** What you need to do **
Copy out each line of the data holding "this".
---------- Dataset records ----------
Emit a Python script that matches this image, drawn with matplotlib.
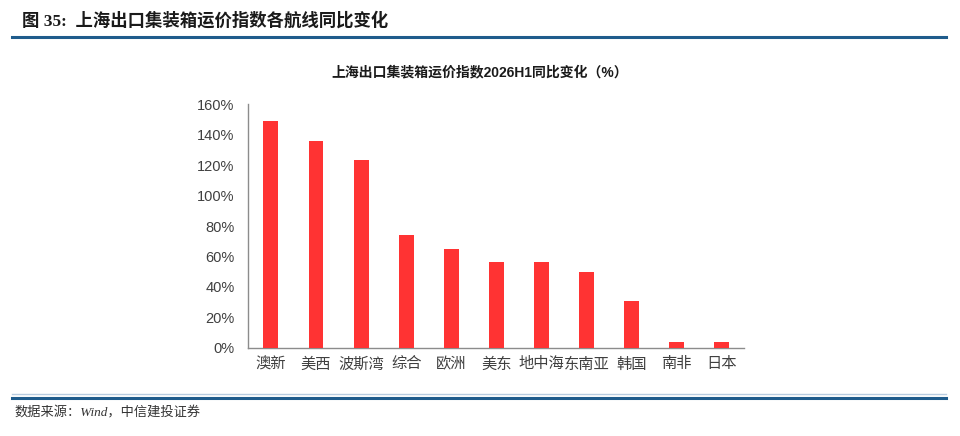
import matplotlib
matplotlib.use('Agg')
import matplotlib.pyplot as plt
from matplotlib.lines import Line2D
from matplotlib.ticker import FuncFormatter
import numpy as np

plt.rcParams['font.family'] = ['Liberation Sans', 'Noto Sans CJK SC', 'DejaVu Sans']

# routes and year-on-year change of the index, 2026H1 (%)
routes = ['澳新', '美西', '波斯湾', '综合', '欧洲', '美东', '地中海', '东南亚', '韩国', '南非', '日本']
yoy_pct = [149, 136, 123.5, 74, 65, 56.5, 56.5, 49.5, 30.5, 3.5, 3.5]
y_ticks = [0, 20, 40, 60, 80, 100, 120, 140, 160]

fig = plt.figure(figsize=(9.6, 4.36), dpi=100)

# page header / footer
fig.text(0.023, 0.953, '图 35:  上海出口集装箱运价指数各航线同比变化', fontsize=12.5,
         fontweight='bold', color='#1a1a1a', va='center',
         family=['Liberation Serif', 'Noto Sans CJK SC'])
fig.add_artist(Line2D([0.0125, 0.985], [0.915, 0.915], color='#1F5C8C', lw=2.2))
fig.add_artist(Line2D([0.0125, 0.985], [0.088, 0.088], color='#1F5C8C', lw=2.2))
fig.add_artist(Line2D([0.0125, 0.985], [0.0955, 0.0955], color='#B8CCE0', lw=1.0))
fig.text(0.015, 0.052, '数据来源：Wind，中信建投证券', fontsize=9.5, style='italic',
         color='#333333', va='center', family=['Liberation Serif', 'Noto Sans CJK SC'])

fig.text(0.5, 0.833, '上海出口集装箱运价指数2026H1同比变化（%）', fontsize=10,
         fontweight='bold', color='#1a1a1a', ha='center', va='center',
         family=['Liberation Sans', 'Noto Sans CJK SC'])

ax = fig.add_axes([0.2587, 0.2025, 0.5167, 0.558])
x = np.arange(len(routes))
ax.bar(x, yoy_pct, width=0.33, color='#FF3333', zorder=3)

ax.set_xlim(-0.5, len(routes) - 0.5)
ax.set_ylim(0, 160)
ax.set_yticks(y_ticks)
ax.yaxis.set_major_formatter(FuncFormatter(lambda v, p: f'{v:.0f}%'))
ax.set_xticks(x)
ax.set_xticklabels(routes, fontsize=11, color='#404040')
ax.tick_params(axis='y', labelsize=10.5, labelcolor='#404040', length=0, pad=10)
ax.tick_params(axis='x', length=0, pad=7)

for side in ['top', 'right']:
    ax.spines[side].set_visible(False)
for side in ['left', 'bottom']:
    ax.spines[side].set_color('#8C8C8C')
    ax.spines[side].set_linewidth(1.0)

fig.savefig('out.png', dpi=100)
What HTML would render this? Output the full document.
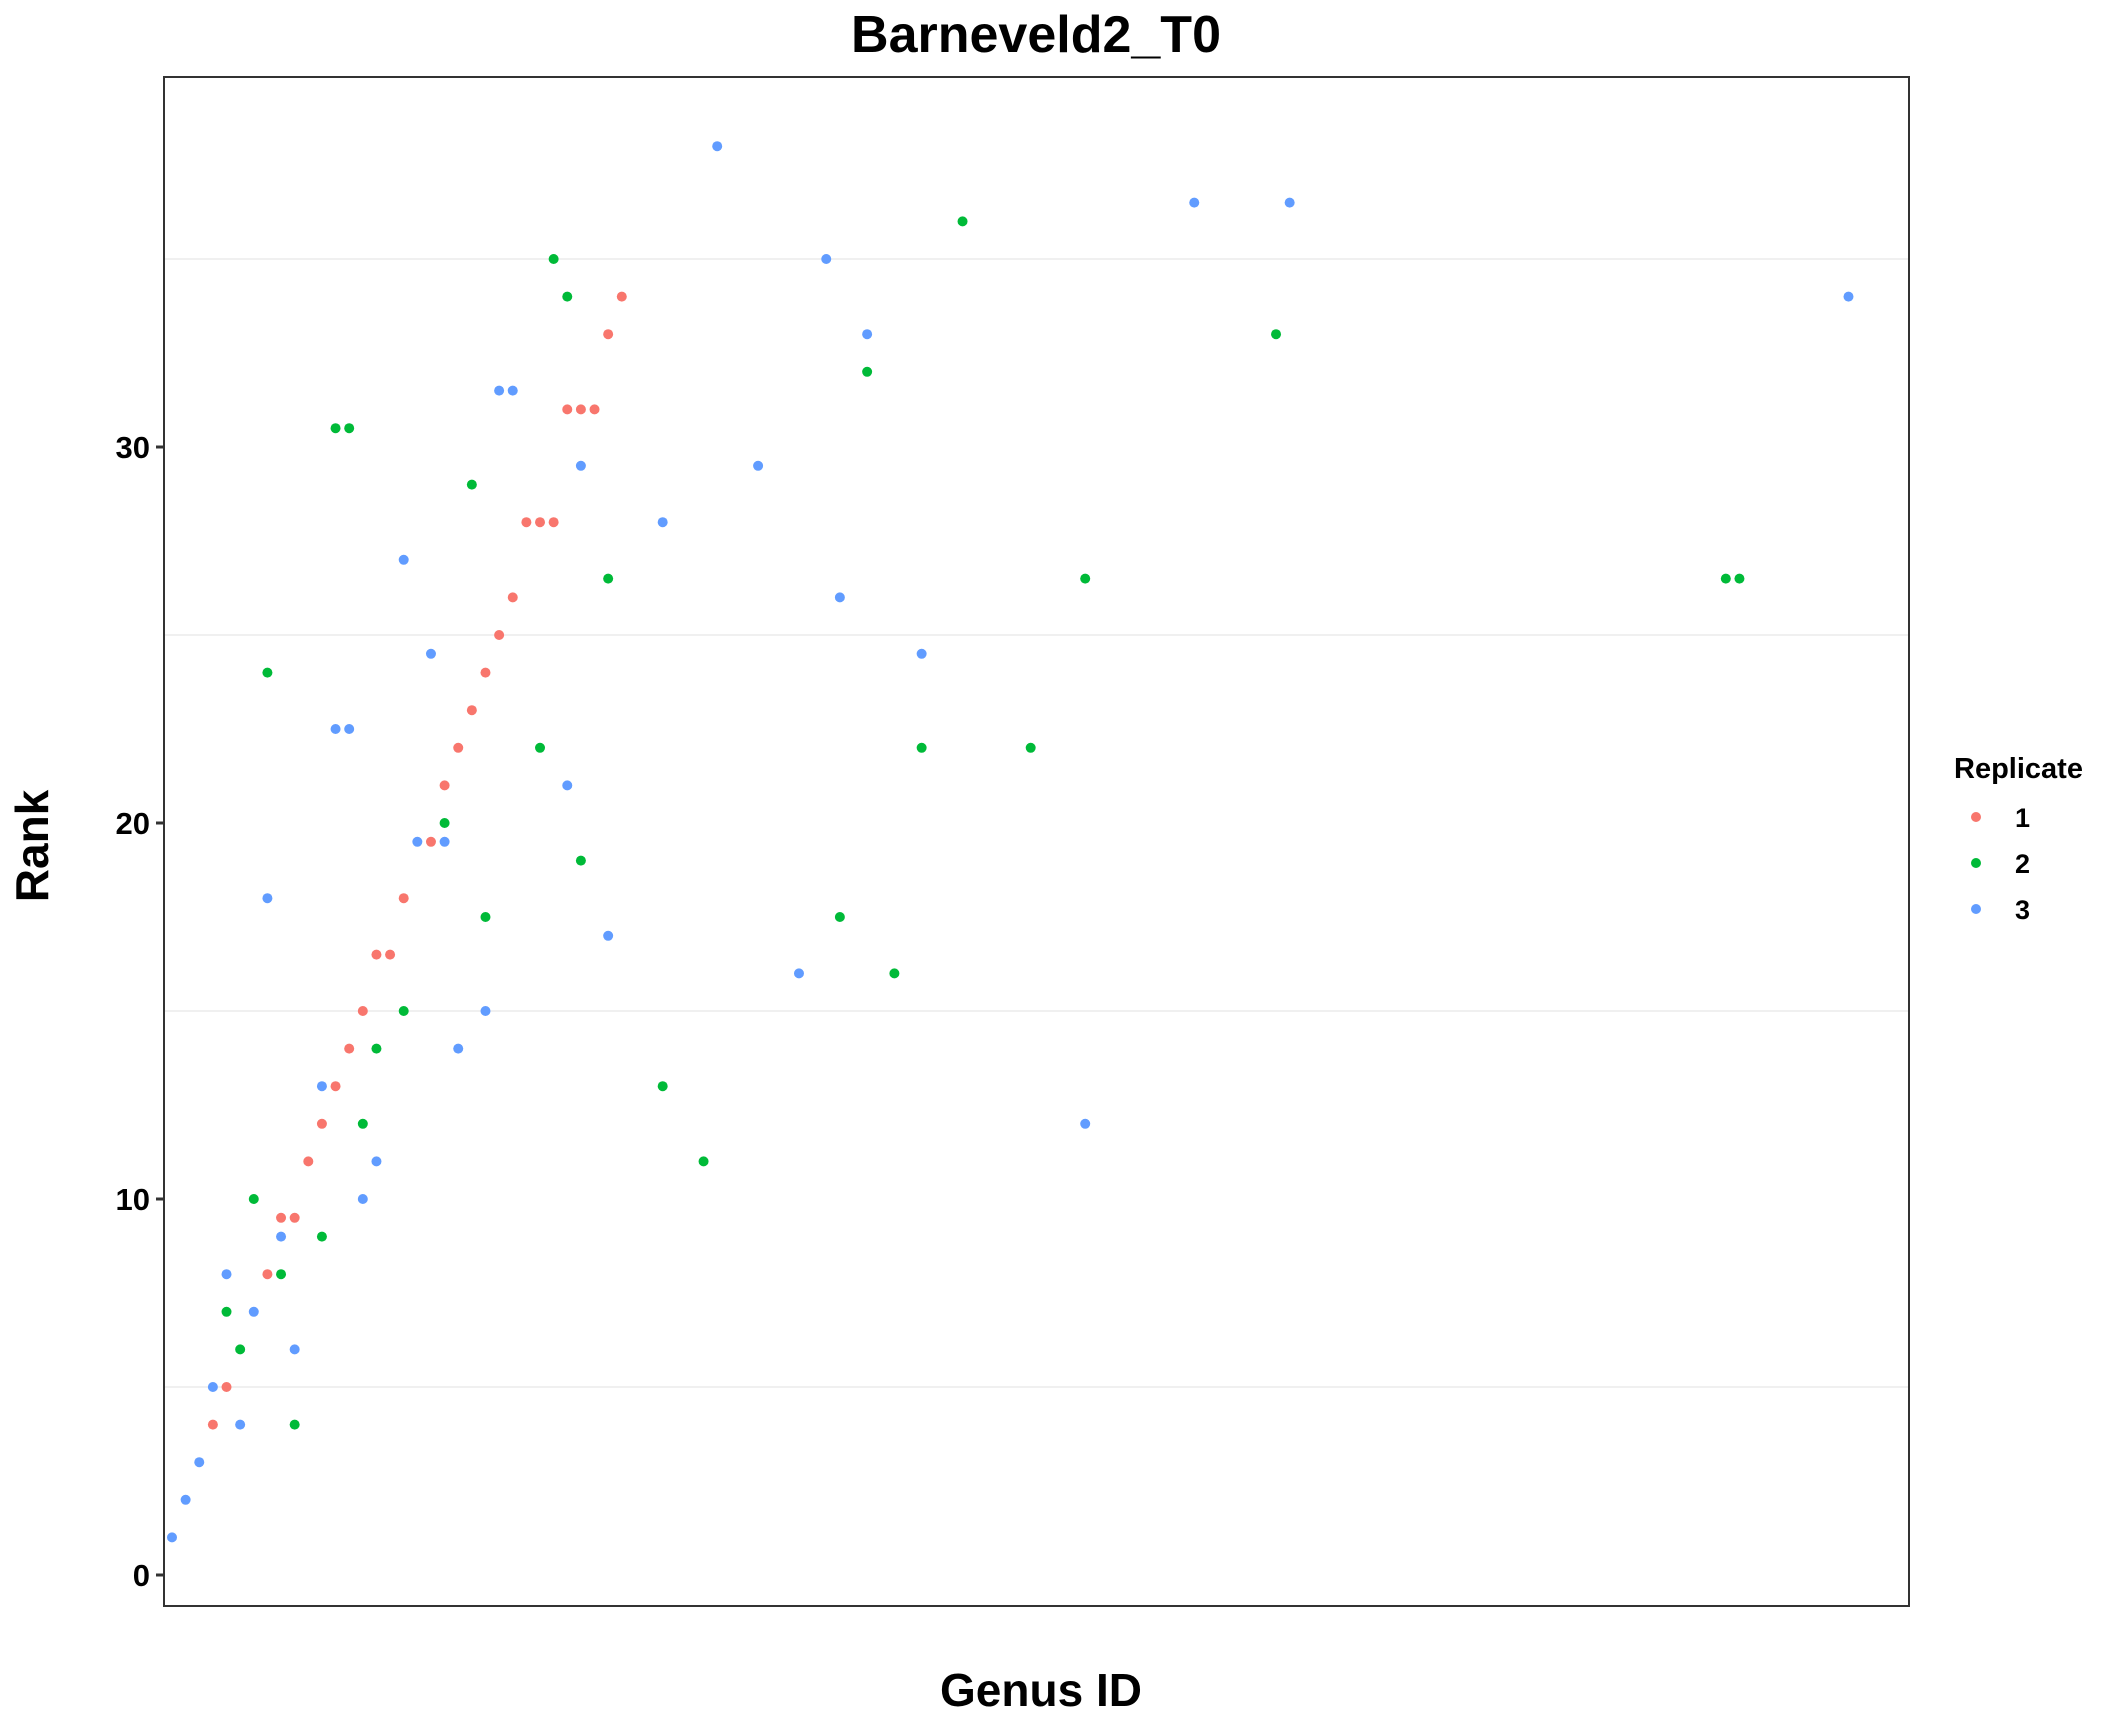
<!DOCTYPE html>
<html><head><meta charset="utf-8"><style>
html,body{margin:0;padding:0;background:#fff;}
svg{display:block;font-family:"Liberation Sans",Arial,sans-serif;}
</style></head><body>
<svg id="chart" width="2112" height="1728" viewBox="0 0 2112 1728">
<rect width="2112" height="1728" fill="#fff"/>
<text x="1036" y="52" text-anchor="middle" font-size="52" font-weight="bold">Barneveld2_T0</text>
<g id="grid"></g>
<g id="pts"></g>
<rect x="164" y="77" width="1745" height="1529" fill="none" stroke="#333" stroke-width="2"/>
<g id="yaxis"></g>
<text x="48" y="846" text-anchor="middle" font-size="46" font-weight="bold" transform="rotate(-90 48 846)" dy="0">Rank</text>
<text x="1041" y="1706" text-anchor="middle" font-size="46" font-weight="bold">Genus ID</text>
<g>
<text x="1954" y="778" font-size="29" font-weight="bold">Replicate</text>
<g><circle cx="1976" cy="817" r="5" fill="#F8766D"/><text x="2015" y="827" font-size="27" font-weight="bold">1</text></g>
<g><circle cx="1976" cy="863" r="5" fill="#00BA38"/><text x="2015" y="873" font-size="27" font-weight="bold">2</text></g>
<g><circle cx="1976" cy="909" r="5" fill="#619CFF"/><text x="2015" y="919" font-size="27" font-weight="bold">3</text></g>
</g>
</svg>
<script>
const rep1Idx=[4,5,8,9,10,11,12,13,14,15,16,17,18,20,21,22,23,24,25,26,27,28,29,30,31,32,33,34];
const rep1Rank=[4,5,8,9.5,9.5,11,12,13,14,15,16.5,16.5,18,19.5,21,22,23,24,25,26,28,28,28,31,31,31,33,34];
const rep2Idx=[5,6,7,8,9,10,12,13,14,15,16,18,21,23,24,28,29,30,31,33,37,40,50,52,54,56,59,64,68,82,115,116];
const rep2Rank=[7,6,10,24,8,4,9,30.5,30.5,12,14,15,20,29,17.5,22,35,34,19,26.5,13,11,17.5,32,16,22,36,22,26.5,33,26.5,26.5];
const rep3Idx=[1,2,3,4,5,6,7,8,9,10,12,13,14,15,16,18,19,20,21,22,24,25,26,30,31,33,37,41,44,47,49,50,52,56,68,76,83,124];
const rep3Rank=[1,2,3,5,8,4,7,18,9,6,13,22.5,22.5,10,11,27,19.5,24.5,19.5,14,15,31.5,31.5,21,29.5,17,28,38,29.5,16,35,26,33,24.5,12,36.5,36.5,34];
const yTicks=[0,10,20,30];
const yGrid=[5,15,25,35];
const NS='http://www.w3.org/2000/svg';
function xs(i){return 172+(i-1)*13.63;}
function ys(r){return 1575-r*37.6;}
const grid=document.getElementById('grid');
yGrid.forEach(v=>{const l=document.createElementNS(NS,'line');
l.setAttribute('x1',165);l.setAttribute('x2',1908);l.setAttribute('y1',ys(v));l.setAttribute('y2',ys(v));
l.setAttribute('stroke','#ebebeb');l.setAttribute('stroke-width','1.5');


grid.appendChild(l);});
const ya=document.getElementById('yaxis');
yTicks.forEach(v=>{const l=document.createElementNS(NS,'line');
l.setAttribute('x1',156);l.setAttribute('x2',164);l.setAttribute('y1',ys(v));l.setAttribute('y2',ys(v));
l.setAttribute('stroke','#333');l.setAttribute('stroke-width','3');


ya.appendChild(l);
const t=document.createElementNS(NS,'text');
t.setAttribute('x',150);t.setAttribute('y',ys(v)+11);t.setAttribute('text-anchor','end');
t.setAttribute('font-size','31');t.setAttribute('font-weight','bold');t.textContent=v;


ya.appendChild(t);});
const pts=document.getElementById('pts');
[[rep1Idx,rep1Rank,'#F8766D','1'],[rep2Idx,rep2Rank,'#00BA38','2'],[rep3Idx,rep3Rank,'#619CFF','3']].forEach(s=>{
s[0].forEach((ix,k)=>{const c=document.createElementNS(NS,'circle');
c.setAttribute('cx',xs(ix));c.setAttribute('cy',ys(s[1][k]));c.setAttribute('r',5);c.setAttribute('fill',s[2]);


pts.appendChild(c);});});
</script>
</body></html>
----------
** Exercise solution **
Emit a Python script that matches this image, drawn with matplotlib.
What HTML would render this? Output the full document.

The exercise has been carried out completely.